§ Requirement: Reproduce the listing below without changes, except that pictures are left out.
/---
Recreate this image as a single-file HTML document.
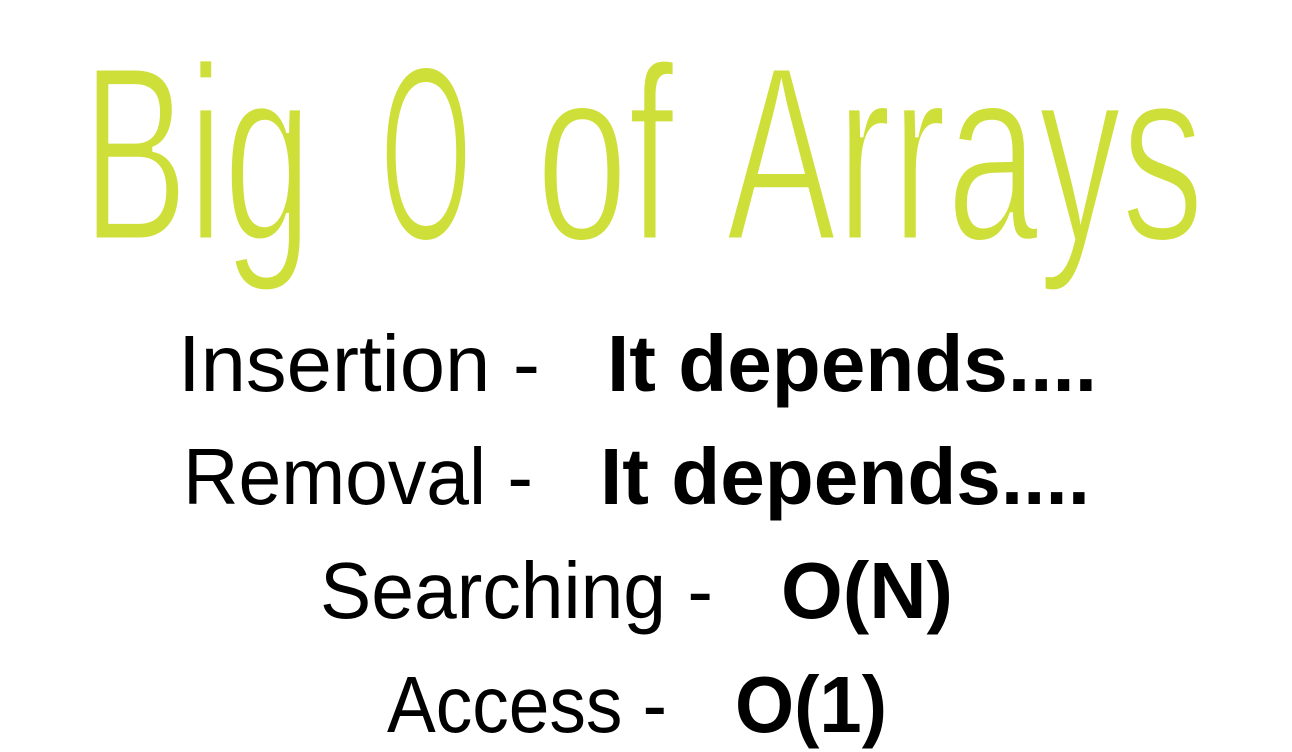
<!DOCTYPE html>
<html><head><meta charset="utf-8"><style>
html,body{margin:0;padding:0;background:#fff;width:1292px;height:752px;overflow:hidden}
svg{display:block}
</style></head><body>
<svg width="1292" height="752" viewBox="0 0 1292 752" xmlns="http://www.w3.org/2000/svg">
<g font-family="Liberation Sans, sans-serif" font-size="250" fill="#cfdf3a" stroke="#fff" stroke-width="5" lengthAdjust="spacingAndGlyphs">
<text x="82" y="240" textLength="230" lengthAdjust="spacingAndGlyphs">Big</text>
<text x="380" y="240" textLength="92" lengthAdjust="spacingAndGlyphs">O</text>
<text x="536" y="240" textLength="138" lengthAdjust="spacingAndGlyphs">of</text>
<text x="726" y="240" textLength="478" lengthAdjust="spacingAndGlyphs">Arrays</text>
</g>
<g font-family="Liberation Sans, sans-serif" font-size="80" fill="#000">
<text x="178" y="391" textLength="362" lengthAdjust="spacingAndGlyphs">Insertion -</text>
<text x="607" y="391" font-weight="bold" textLength="490" lengthAdjust="spacingAndGlyphs">It depends....</text>
<text x="183" y="504" textLength="350" lengthAdjust="spacingAndGlyphs">Removal -</text>
<text x="600" y="504" font-weight="bold" textLength="490" lengthAdjust="spacingAndGlyphs">It depends....</text>
<text x="320" y="618" textLength="393" lengthAdjust="spacingAndGlyphs">Searching -</text>
<text x="781" y="618" font-weight="bold" textLength="172" lengthAdjust="spacingAndGlyphs">O(N)</text>
<text x="387" y="732" textLength="280" lengthAdjust="spacingAndGlyphs">Access -</text>
<text x="735" y="732" font-weight="bold" textLength="152" lengthAdjust="spacingAndGlyphs">O(1)</text>
</g>
</svg>
</body></html>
\---
§ The response:
Recreate this image as a single-file HTML document.
<!DOCTYPE html>
<html><head><meta charset="utf-8"><style>
html,body{margin:0;padding:0;background:#fff;width:1292px;height:752px;overflow:hidden}
svg{display:block}
</style></head><body>
<svg width="1292" height="752" viewBox="0 0 1292 752" xmlns="http://www.w3.org/2000/svg">
<g font-family="Liberation Sans, sans-serif" font-size="250" fill="#cfdf3a" stroke="#fff" stroke-width="5" lengthAdjust="spacingAndGlyphs">
<text x="82" y="240" textLength="230" lengthAdjust="spacingAndGlyphs">Big</text>
<text x="380" y="240" textLength="92" lengthAdjust="spacingAndGlyphs">O</text>
<text x="536" y="240" textLength="138" lengthAdjust="spacingAndGlyphs">of</text>
<text x="726" y="240" textLength="478" lengthAdjust="spacingAndGlyphs">Arrays</text>
</g>
<g font-family="Liberation Sans, sans-serif" font-size="80" fill="#000">
<text x="178" y="391" textLength="362" lengthAdjust="spacingAndGlyphs">Insertion -</text>
<text x="607" y="391" font-weight="bold" textLength="490" lengthAdjust="spacingAndGlyphs">It depends....</text>
<text x="183" y="504" textLength="350" lengthAdjust="spacingAndGlyphs">Removal -</text>
<text x="600" y="504" font-weight="bold" textLength="490" lengthAdjust="spacingAndGlyphs">It depends....</text>
<text x="320" y="618" textLength="393" lengthAdjust="spacingAndGlyphs">Searching -</text>
<text x="781" y="618" font-weight="bold" textLength="172" lengthAdjust="spacingAndGlyphs">O(N)</text>
<text x="387" y="732" textLength="280" lengthAdjust="spacingAndGlyphs">Access -</text>
<text x="735" y="732" font-weight="bold" textLength="152" lengthAdjust="spacingAndGlyphs">O(1)</text>
</g>
</svg>
</body></html>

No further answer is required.